[GIVEN EXERCISE]: Repeat word for word the lines from the top of the records through the line containing "plt.rcParams['font.family'] = ['Noto", and skip the pictures.

****

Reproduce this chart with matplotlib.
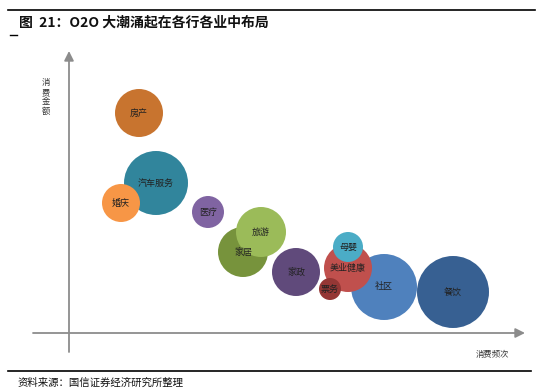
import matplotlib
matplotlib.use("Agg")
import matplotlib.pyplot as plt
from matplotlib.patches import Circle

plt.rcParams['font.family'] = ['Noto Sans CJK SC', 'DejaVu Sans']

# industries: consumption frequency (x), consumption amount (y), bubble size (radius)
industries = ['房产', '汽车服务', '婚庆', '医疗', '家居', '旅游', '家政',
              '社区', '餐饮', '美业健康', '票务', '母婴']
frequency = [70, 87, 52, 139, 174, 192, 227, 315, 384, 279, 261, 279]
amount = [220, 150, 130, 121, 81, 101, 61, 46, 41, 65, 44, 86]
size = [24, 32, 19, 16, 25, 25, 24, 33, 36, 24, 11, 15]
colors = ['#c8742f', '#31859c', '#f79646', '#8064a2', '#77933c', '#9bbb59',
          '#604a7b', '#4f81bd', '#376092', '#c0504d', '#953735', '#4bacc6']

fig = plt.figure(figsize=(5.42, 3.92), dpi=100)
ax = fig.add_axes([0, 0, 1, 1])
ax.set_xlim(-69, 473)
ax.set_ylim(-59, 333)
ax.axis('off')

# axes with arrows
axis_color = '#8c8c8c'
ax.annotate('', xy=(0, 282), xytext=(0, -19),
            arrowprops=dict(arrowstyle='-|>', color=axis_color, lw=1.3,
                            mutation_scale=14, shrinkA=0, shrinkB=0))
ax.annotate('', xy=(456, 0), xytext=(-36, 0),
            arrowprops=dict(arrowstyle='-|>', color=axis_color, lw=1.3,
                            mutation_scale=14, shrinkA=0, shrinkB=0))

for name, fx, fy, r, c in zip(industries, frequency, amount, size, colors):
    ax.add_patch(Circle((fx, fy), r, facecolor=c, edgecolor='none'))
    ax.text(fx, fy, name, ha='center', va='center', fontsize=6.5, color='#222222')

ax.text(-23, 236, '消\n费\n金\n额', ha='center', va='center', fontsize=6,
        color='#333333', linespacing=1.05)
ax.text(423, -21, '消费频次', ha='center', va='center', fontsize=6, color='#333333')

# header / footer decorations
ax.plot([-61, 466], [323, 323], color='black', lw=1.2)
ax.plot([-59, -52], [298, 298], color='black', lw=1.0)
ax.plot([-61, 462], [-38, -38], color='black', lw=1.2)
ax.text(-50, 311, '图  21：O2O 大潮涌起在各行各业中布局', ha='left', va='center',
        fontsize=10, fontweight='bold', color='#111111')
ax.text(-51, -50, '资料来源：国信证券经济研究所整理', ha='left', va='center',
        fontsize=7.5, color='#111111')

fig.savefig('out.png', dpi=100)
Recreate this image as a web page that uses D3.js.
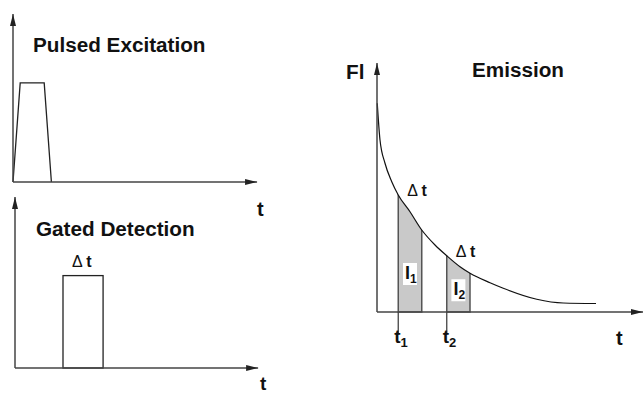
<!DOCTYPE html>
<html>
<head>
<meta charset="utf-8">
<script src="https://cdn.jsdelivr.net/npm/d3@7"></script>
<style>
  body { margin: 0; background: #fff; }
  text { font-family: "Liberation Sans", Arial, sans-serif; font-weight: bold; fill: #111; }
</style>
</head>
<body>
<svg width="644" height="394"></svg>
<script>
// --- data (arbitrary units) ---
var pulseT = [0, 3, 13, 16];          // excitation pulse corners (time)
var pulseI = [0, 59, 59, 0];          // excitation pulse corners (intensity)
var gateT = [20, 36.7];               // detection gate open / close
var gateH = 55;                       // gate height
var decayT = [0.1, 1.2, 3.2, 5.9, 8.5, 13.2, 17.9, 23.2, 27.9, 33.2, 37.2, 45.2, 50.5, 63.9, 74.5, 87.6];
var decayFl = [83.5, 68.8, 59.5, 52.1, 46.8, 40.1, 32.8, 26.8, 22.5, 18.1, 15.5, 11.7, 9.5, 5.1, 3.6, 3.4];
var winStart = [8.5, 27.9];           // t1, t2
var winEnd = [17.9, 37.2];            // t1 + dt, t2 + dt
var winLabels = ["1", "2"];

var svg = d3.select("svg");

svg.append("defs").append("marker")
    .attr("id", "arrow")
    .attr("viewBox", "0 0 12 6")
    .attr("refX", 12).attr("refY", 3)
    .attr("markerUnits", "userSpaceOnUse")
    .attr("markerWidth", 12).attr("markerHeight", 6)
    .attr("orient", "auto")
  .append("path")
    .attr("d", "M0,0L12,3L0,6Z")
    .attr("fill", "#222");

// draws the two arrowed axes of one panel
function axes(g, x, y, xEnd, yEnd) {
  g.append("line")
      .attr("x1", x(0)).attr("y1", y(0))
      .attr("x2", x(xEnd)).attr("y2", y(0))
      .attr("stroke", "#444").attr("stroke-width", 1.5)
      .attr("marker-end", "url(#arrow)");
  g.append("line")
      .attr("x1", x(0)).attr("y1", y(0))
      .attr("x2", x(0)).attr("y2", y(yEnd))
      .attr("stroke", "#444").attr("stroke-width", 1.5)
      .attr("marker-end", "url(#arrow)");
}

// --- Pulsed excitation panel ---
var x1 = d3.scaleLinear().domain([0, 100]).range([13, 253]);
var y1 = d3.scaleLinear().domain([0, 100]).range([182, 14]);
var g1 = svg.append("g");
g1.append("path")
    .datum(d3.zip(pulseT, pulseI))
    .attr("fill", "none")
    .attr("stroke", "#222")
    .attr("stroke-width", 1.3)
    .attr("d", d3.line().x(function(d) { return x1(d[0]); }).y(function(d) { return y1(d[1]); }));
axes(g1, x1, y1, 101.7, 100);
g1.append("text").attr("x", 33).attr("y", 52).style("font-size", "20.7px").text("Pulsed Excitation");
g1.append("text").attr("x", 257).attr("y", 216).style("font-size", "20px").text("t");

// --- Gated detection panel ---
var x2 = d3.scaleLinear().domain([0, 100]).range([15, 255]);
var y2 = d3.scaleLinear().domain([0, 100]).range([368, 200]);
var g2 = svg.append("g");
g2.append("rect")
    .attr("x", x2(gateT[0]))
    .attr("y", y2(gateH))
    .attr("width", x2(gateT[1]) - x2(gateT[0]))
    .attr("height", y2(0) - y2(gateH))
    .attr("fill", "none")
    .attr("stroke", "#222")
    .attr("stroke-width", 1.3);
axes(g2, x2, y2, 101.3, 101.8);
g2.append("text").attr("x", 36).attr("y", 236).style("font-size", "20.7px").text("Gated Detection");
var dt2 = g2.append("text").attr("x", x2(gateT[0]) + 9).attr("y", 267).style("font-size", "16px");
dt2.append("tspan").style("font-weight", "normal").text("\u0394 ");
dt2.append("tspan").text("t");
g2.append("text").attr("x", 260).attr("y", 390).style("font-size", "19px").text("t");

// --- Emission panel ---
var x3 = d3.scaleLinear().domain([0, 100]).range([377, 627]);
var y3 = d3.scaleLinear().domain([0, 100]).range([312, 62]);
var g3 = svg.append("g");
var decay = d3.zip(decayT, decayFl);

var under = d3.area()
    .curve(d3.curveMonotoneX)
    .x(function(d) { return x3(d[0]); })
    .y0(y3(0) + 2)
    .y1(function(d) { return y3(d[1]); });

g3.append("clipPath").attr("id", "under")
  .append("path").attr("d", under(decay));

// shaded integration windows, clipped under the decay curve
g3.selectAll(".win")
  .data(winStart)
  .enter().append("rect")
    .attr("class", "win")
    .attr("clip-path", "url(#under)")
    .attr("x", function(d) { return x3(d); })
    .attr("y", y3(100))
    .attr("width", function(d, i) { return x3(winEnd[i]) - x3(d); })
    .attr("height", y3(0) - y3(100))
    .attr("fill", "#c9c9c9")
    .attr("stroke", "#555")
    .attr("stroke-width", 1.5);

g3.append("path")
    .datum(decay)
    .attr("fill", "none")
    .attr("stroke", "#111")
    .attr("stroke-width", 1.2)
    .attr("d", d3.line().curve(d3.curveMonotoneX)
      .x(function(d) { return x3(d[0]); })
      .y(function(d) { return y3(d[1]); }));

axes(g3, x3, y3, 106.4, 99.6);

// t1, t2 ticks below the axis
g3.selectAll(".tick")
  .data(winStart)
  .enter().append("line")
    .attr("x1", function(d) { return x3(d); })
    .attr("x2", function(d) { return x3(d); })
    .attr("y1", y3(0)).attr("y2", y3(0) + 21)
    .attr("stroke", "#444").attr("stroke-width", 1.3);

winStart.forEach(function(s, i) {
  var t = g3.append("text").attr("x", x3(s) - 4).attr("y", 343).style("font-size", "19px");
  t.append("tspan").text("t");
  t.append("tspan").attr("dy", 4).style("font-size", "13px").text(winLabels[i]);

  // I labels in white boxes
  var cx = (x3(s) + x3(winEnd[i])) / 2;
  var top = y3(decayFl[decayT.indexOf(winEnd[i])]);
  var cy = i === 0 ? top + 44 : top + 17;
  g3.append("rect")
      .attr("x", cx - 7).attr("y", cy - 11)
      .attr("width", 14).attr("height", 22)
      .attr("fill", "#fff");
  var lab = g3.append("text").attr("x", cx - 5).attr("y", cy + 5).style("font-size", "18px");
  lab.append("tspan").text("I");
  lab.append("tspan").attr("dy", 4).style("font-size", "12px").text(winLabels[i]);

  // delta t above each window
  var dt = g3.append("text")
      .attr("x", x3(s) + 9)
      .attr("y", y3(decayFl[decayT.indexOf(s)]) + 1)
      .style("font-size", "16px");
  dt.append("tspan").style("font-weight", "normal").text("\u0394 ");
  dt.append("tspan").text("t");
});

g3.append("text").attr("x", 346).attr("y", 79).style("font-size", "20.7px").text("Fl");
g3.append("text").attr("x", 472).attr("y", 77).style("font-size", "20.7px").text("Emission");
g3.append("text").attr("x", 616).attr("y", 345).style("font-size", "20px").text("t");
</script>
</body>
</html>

****

[OUTPUT FOR THIS TASK]:
Reproduce this chart with matplotlib.
import matplotlib
matplotlib.use("Agg")
import matplotlib.pyplot as plt
from matplotlib.patches import Circle

plt.rcParams['font.family'] = ['Noto Sans CJK SC', 'DejaVu Sans']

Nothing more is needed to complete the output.